Why the partition rule changes the estimate

Different partition rules choose different sample points. The left rule uses the start of each subinterval. The right rule uses the end. The midpoint rule uses the center. For increasing functions, left sums often stay below the exact area and right sums often stay above it. Midpoint sums are frequently closer. That does not happen by luck. The sample point changes the height of every rectangle, so it changes the total area estimate.
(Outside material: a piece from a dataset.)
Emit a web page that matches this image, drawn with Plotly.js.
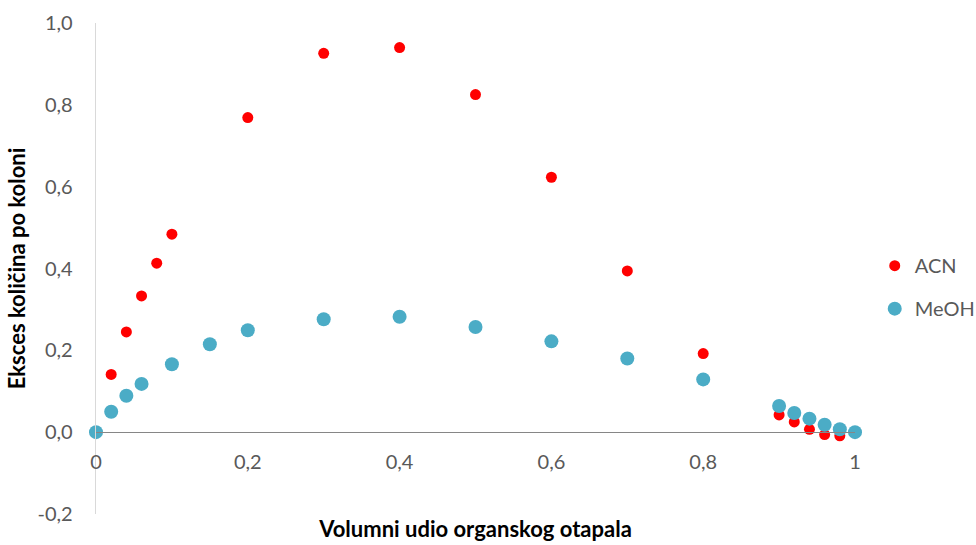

Why larger n improves the result

As n increases, each subinterval becomes narrower. That makes every rectangle fit the curve more closely. The finite sum then behaves more like the limit. In practical work, you usually test several values of n. That helps you see convergence. This page makes that comparison easier because it reports both the chosen Riemann sum and a separate numerical integral estimate.

How the graph helps

The graph is useful because limit notation can feel abstract. A plotted curve gives immediate context. The sample markers show where the function was evaluated. This helps students connect algebra, notation, and geometry. It also helps instructors explain why the same interval can produce different finite sums before the limit is taken.

Where you can use it

This calculator fits homework checks, lecture demos, revision, and self-study. It is also useful when you want to translate a summation expression into a definite integral form quickly. The export tools help you keep a record of your work and reuse the computed table elsewhere.

FAQs

1. What does this calculator convert?

It evaluates a finite Riemann sum and shows the matching definite integral form. It helps you study how a limit of sums becomes an integral.

2. Does it find symbolic antiderivatives?

No. It performs numerical evaluation. The integral value shown is a numerical comparison estimate, not a symbolic closed-form antiderivative.

3. Which variable should I use?

Use x. Enter the function with explicit multiplication, such as 3*x^2 or sin(x) + x.

4. Which rule should I choose?

Choose left, right, or midpoint based on your class problem. Midpoint often gives a closer estimate, but the required rule depends on the question.

5. Why is my result negative?

A definite integral can be negative if the function stays below the x-axis on part of the interval or if the bounds are entered in reverse order.

6. Why does a larger n help?

Larger n makes Δx smaller. Smaller partitions usually reduce approximation error because the rectangles follow the curve more closely.

7. What functions are supported?

You can use polynomials, roots, exponentials, logarithms, absolute value, trigonometric functions, and constants such as pi and e.

8. What do the CSV and PDF files contain?

The exports include the input summary and the computed partition table. They are useful for revision notes, class records, and reporting.